Records with drawing code:
※

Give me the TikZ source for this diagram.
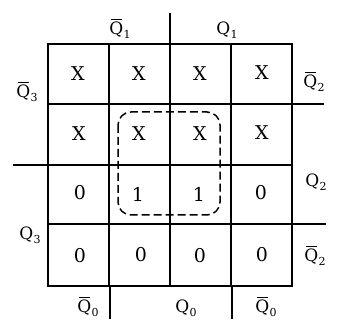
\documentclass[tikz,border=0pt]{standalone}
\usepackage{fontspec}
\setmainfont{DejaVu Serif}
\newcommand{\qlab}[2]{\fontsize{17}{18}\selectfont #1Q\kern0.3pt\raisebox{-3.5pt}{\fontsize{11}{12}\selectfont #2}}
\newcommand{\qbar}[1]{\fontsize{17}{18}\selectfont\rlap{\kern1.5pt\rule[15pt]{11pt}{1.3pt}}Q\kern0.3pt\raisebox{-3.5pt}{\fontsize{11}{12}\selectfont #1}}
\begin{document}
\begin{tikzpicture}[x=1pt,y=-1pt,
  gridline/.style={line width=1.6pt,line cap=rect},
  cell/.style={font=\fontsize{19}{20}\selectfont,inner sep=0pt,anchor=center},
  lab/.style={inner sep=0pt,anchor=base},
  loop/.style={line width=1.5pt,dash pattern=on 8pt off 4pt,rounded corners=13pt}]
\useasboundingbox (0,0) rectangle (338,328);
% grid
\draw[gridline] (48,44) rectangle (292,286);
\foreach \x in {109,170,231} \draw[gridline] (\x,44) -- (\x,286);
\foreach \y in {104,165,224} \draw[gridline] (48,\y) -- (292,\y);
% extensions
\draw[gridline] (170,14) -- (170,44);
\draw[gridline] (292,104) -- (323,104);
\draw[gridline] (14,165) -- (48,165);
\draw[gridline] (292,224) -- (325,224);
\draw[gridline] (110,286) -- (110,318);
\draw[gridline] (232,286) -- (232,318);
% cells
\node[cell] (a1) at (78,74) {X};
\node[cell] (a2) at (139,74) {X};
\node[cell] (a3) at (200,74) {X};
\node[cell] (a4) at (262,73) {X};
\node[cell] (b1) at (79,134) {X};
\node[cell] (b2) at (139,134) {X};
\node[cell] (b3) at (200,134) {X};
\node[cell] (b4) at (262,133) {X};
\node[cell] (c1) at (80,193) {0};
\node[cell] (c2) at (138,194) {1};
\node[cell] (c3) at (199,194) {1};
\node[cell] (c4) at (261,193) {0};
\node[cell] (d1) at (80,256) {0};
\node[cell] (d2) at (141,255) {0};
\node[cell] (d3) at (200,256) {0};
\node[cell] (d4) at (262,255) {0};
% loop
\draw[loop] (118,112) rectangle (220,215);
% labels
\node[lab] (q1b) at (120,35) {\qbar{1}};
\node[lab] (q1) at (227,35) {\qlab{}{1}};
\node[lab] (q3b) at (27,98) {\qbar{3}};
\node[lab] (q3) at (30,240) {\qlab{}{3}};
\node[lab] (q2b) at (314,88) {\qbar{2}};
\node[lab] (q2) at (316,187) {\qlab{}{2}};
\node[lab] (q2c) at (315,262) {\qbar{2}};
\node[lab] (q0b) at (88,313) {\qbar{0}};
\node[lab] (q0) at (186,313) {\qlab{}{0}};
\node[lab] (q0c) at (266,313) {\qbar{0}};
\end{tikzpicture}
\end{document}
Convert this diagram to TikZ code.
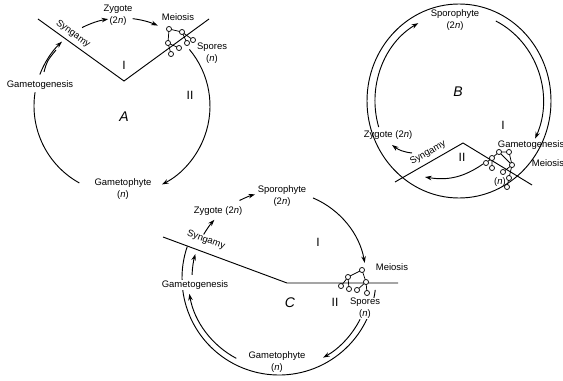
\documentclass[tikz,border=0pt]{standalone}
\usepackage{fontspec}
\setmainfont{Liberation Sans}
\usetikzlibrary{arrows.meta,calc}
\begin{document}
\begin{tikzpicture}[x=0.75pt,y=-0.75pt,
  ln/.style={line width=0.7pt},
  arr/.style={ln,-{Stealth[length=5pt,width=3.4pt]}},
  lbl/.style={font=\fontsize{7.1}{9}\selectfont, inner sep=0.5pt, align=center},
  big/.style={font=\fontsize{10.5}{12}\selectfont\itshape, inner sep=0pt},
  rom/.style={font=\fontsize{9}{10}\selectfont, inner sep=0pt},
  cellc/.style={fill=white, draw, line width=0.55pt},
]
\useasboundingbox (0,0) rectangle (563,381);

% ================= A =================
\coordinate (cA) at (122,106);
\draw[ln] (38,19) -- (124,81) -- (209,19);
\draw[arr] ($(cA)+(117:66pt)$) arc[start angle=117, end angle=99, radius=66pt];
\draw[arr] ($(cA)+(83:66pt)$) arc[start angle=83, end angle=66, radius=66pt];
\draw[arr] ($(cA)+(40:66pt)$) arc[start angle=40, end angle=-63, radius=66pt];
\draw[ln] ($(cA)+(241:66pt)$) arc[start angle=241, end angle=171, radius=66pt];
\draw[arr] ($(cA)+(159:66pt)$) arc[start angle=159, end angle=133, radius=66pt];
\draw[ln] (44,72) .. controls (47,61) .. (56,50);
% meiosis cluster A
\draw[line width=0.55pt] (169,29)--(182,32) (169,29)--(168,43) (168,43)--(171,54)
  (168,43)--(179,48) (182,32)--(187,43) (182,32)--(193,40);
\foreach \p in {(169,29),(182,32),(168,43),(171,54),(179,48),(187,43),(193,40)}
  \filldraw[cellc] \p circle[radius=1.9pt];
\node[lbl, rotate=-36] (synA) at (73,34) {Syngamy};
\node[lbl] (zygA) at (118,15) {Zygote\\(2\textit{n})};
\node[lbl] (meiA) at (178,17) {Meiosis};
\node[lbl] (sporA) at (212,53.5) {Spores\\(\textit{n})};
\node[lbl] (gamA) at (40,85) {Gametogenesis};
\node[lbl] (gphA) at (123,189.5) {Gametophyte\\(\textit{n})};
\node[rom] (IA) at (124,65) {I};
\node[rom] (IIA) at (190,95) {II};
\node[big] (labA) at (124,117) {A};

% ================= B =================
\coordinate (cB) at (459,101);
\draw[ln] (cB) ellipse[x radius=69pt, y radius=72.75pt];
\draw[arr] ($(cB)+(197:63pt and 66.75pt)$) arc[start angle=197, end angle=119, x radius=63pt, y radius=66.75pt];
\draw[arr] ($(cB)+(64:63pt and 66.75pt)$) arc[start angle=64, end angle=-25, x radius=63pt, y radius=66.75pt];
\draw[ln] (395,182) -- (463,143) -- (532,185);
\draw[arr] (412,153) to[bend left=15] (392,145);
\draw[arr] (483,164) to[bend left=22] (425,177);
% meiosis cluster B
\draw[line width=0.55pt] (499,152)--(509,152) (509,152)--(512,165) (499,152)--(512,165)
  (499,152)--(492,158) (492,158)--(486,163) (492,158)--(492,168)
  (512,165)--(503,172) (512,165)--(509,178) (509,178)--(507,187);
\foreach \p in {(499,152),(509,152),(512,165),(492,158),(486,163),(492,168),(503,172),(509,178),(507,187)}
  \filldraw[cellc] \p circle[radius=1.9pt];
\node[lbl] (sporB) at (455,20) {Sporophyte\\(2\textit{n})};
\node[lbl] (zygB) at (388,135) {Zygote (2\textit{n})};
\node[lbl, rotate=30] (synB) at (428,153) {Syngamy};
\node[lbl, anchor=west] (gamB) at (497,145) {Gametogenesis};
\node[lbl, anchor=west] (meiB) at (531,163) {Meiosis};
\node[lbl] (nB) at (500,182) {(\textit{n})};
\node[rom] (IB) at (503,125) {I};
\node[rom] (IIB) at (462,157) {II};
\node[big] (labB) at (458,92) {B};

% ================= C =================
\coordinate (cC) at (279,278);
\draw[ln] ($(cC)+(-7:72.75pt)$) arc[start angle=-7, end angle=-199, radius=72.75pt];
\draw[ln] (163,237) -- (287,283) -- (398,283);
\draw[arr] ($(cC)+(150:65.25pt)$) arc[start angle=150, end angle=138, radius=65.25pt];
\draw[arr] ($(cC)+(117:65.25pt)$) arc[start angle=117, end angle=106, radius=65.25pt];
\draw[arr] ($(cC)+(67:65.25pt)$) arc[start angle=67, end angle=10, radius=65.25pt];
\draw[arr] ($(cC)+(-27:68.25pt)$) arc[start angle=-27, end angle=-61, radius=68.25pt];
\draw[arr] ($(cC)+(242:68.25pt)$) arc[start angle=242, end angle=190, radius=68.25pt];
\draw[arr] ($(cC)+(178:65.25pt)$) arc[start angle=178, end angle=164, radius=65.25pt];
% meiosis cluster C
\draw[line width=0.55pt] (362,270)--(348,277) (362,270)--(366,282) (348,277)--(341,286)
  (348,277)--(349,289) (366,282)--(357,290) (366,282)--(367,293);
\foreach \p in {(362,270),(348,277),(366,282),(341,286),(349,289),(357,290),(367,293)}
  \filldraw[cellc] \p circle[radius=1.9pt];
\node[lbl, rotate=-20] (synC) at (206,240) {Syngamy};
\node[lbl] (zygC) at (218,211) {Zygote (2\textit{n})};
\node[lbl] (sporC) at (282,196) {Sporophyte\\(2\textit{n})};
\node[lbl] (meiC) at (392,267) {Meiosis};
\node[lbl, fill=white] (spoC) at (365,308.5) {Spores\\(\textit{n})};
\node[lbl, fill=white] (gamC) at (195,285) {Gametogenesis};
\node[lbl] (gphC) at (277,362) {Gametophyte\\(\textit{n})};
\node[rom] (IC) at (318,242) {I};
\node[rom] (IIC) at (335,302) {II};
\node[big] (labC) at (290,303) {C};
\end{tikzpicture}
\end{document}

※

» Task: Above are some records; quote exactly and only the lines that begin at the line containing "Convert this diagram to TikZ code." and stop after the line containing "(0,0) rectangle (563,381);", leaving out the pictures.

» Output:
Convert this diagram to TikZ code.
\documentclass[tikz,border=0pt]{standalone}
\usepackage{fontspec}
\setmainfont{Liberation Sans}
\usetikzlibrary{arrows.meta,calc}
\begin{document}
\begin{tikzpicture}[x=0.75pt,y=-0.75pt,
  ln/.style={line width=0.7pt},
  arr/.style={ln,-{Stealth[length=5pt,width=3.4pt]}},
  lbl/.style={font=\fontsize{7.1}{9}\selectfont, inner sep=0.5pt, align=center},
  big/.style={font=\fontsize{10.5}{12}\selectfont\itshape, inner sep=0pt},
  rom/.style={font=\fontsize{9}{10}\selectfont, inner sep=0pt},
  cellc/.style={fill=white, draw, line width=0.55pt},
]
\useasboundingbox (0,0) rectangle (563,381);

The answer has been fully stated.